REQUIRED TASK:
In the entries below, find every line with "this" and copy it.

RECORD LIST:
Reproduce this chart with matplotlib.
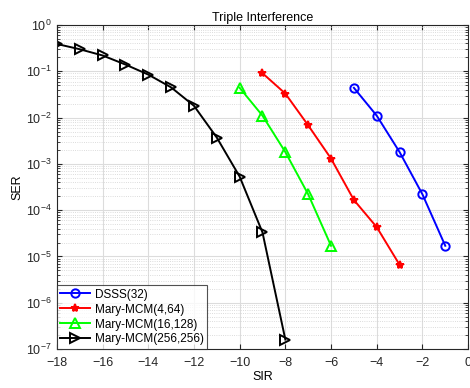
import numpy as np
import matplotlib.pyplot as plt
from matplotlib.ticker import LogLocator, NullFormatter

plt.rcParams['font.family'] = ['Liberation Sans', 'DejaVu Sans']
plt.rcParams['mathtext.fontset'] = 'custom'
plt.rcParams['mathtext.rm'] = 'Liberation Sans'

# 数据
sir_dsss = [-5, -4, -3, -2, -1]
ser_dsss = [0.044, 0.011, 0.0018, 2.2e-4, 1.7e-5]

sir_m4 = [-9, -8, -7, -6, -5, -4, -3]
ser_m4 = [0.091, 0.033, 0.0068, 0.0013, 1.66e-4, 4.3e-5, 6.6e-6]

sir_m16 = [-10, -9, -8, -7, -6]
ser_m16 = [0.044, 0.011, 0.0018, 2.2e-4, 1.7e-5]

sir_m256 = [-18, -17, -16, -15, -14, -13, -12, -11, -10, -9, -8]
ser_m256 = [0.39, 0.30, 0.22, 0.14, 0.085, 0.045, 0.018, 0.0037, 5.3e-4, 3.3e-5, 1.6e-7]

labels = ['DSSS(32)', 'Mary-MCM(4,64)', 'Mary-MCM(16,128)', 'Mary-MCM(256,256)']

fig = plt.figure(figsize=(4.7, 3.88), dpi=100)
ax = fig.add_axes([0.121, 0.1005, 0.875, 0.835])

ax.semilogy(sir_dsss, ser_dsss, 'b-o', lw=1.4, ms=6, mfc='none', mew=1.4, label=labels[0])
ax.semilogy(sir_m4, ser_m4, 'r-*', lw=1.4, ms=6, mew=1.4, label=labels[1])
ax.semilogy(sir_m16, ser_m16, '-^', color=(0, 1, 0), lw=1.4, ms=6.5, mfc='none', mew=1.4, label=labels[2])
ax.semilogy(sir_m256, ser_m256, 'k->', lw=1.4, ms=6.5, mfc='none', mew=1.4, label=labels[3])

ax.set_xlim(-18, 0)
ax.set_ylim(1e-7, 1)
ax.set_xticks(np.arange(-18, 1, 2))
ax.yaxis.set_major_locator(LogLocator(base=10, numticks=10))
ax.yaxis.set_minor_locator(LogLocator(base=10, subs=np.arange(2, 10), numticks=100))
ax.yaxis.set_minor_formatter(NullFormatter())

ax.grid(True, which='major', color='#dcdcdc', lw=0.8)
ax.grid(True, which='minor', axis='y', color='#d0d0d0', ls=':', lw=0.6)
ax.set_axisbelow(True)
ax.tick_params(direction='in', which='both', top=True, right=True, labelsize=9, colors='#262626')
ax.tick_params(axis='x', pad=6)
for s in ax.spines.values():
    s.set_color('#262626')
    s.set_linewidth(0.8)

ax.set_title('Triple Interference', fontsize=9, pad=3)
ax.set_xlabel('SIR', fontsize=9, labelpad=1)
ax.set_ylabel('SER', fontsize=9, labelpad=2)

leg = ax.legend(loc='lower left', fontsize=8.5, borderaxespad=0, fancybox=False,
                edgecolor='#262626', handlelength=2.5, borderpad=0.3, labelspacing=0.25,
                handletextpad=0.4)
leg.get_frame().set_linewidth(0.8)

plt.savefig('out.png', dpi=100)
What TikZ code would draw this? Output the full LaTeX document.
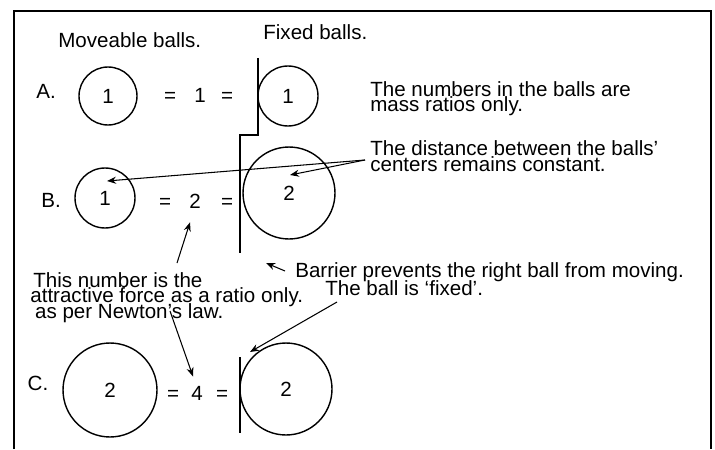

WRITTEN SOLUTION:
Reproduce this chart with matplotlib.
What TikZ code would draw this? Output the full LaTeX document.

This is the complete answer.